Broken Soup
- First edition
- Author: Jenny Valentine
- Language: English
- Genre: Children's
- Publisher: HarperCollins Children's Books
- Publication date: 7 January 2009
- Publication place: United Kingdom
- Pages: 256 pp
- ISBN: 978-0-00-722965-9
- OCLC: 173238587

= Broken Soup =

2008 children's novel by Jenny Valentine

Broken Soup is a 2008 children's novel by Jenny Valentine.
It was shortlisted for the 2008 Waterstones Children's Book Prize and the 2008 Costa Book Children's Book Award, and longlisted for the 2008 Booktrust Teenage Prize. It has also been longlisted for the 2009 Manchester Book Award and nominated for the 2009 Carnegie Medal.
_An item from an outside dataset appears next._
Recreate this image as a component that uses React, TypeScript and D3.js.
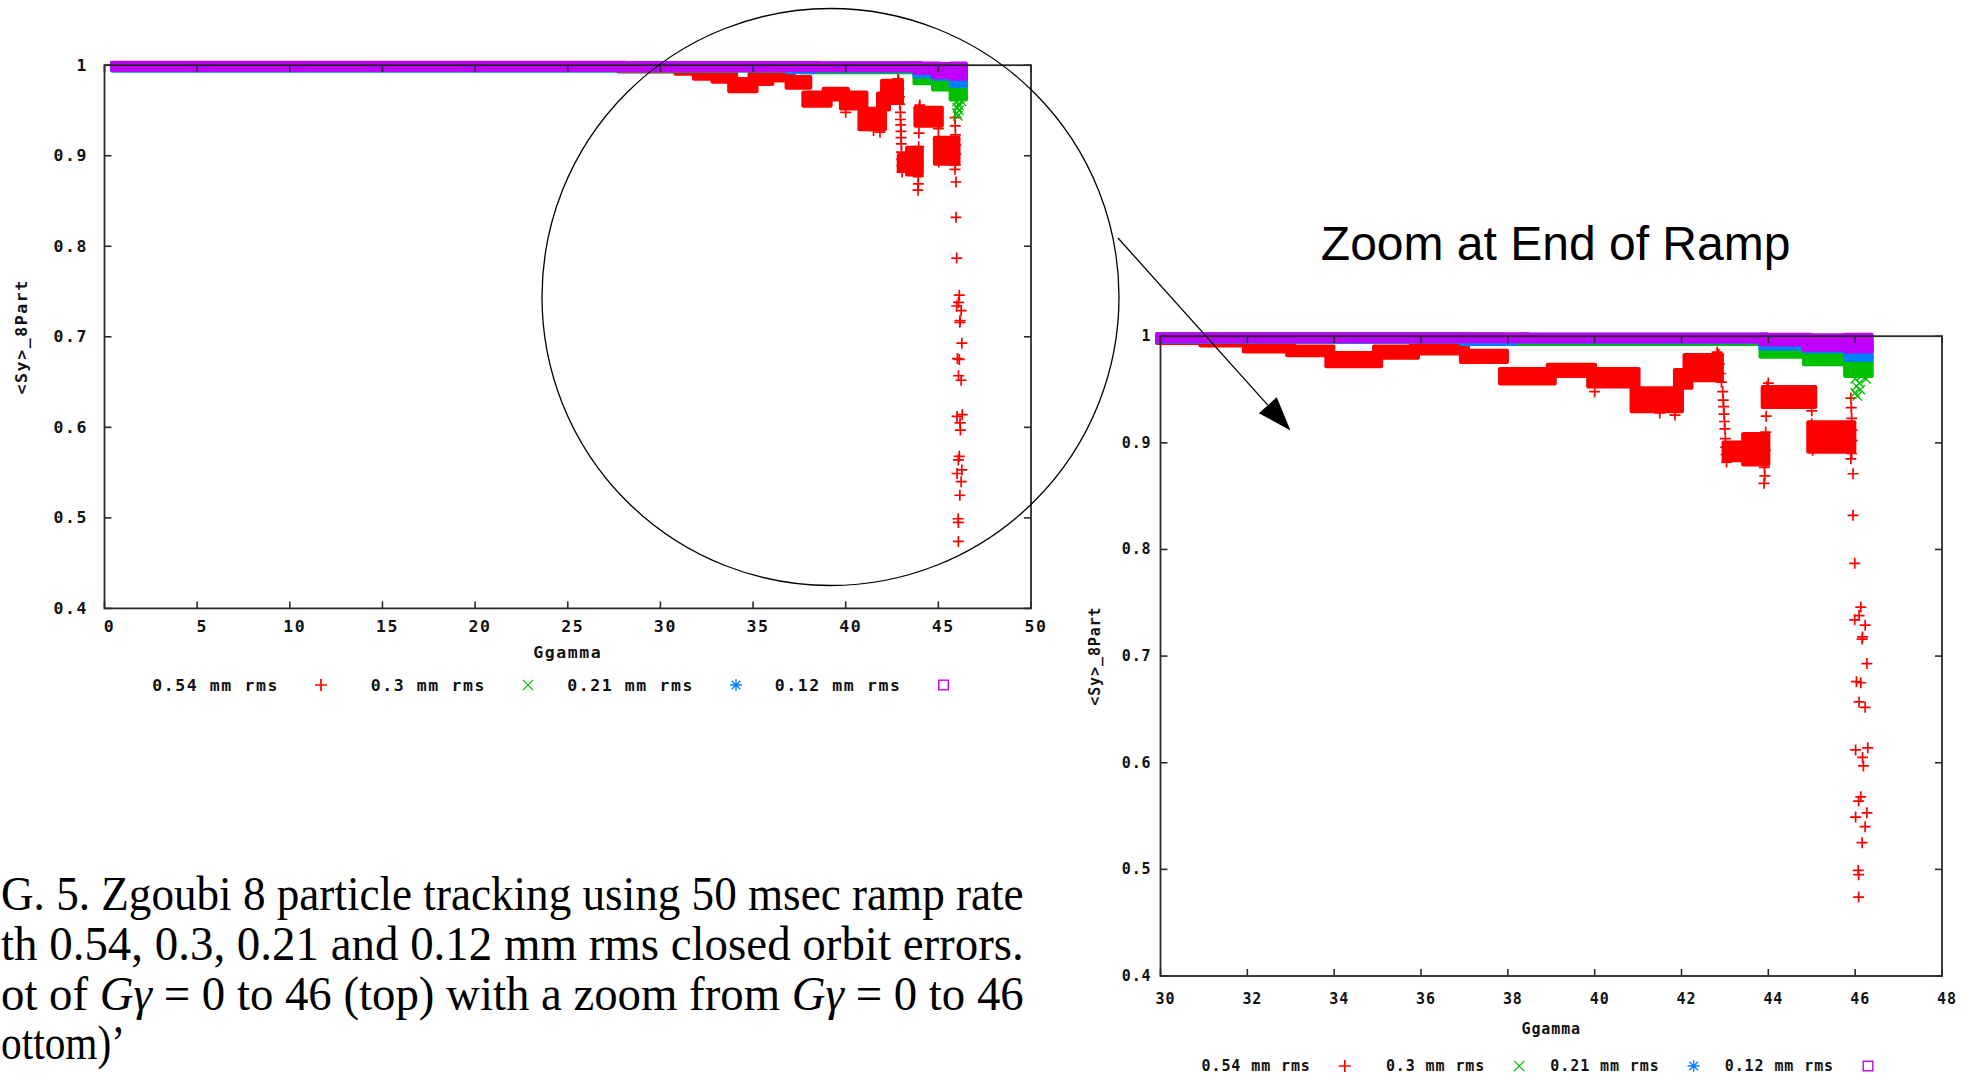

The Daily Telegraph described the book as "a gripping, humorous story". It was given two separate reviews by The Times: Nicolette Jones called it "a life-affirming, witty, romantic read", while Amanda Craig said that Rowan is "a heroine you warm to because of her perceptiveness and total lack of self-pity in a devastating situation." Eleanor Updale, writing in The Guardian, proclaimed it to be "one of this year's unmissable reads", adding that "the writing moves with an athletic spring."

==Plot==
Rowan copes with the death of her older brother and takes on a lot responsibilities. After her father leaves, abandoning the family, and her mother slips into a depression, Rowan must take care of her little sister, Stroma, as well as the house. Through the pain of losing her older brother and through the stress of inheriting these new responsibilities, Rowan becomes closer to a classmate of hers and discovers just how little she knew about her older brother (Contemporary Authors Online, 2009). This new relationship with Harper begins when he hands Rowan a negative of a photograph that he claimed she had dropped. Although Rowan knows that the photo negative is not hers, she is too preoccupied with her troubled home life and takes it anyway without thinking it would lead her to a different life. Rowan also develops a relationship with a girl, Bee, who saw Harper hand Rowan the negative and questioned her about it (Jones, 2008). Bee's relationship with Rowan is more complicated than the reader would originally guess. A plot twist reveals a few secrets about Bee involving Rowan's dead brother, Jack, as they two work together to develop the negative and solve the mystery. Rowan finds out that Bee's 2-year-old brother is actually a child Bee had with Jack (Patti). Rowan begins to rely heavily on Bee and Harper when dealing with her rough home life, especially when her mom tries to commit suicide (Kirkus, 2009). The novel's theme, set by Jenny Valentine, is "developing". The book follows Rowan as she develops new relationships and a new family (Kraus, 2009)

==Characters==
Rowan, the main character, is presented as being very mature for her age. Dealing with so much grief, Rowan had no choice but to grow up and act older than just 15 years old. Rowan's maturity is reflected in the text of the novel as the story unfolds, told through her voice. Her little sister, Stroma, is a ball of energy. She is dependent on Rowan and looks up to her greatly as a maternal figure in the absence of the care of their real mother. We learn about the late brother, Jack, when the characters reminisce about him. Harper is a mysterious, yet intriguing character. He befriends Rowan and acts as her "boyfriend" through all of her turmoil. His role as the love interest suits him well. Bee, whom Rowan also quickly befriends, is much like Rowan; she was forced to grow up when she became a teenage mother. She is mature and has the same curious intuition that Rowan possesses.